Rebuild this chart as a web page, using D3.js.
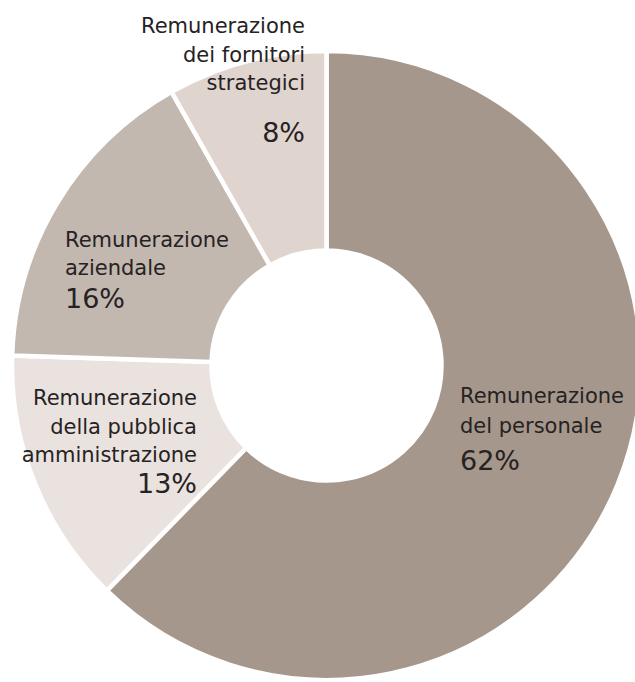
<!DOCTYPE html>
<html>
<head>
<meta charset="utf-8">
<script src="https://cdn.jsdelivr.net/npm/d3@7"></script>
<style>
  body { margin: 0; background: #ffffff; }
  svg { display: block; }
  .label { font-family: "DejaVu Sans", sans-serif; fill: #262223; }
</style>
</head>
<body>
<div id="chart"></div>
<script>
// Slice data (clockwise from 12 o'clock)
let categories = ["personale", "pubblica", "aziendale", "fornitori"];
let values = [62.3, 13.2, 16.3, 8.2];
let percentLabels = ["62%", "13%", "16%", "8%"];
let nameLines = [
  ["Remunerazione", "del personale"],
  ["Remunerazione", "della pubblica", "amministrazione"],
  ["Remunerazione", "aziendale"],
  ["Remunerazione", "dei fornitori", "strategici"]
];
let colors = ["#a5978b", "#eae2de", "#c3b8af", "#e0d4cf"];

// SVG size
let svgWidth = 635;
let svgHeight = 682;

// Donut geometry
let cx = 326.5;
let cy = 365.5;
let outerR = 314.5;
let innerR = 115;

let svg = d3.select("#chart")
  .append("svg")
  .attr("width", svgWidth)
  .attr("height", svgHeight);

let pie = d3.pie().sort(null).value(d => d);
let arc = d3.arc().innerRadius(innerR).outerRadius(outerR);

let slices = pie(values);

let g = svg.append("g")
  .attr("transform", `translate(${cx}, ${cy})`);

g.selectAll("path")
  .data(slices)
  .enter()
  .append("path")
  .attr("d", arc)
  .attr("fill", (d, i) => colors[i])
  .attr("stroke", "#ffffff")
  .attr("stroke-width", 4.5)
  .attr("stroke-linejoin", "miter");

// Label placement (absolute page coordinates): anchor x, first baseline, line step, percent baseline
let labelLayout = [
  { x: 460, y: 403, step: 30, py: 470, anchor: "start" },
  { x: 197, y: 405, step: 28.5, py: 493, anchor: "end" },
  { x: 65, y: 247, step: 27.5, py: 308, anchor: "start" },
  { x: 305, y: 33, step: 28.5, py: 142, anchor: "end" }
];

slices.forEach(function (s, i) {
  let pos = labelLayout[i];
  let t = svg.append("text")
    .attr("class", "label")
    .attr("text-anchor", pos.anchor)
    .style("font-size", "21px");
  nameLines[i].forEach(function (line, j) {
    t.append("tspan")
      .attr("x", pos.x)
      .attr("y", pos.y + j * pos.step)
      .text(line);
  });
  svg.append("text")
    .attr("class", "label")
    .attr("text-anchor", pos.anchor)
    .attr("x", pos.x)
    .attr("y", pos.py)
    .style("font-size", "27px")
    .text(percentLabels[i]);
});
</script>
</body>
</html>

· · · ·

Give again, word for word, every line from the top of the data through the line with "let slices = pie(values);", both ends included, and exclude the pictures.

Rebuild this chart as a web page, using D3.js.
<!DOCTYPE html>
<html>
<head>
<meta charset="utf-8">
<script src="https://cdn.jsdelivr.net/npm/d3@7"></script>
<style>
  body { margin: 0; background: #ffffff; }
  svg { display: block; }
  .label { font-family: "DejaVu Sans", sans-serif; fill: #262223; }
</style>
</head>
<body>
<div id="chart"></div>
<script>
// Slice data (clockwise from 12 o'clock)
let categories = ["personale", "pubblica", "aziendale", "fornitori"];
let values = [62.3, 13.2, 16.3, 8.2];
let percentLabels = ["62%", "13%", "16%", "8%"];
let nameLines = [
  ["Remunerazione", "del personale"],
  ["Remunerazione", "della pubblica", "amministrazione"],
  ["Remunerazione", "aziendale"],
  ["Remunerazione", "dei fornitori", "strategici"]
];
let colors = ["#a5978b", "#eae2de", "#c3b8af", "#e0d4cf"];

// SVG size
let svgWidth = 635;
let svgHeight = 682;

// Donut geometry
let cx = 326.5;
let cy = 365.5;
let outerR = 314.5;
let innerR = 115;

let svg = d3.select("#chart")
  .append("svg")
  .attr("width", svgWidth)
  .attr("height", svgHeight);

let pie = d3.pie().sort(null).value(d => d);
let arc = d3.arc().innerRadius(innerR).outerRadius(outerR);

let slices = pie(values);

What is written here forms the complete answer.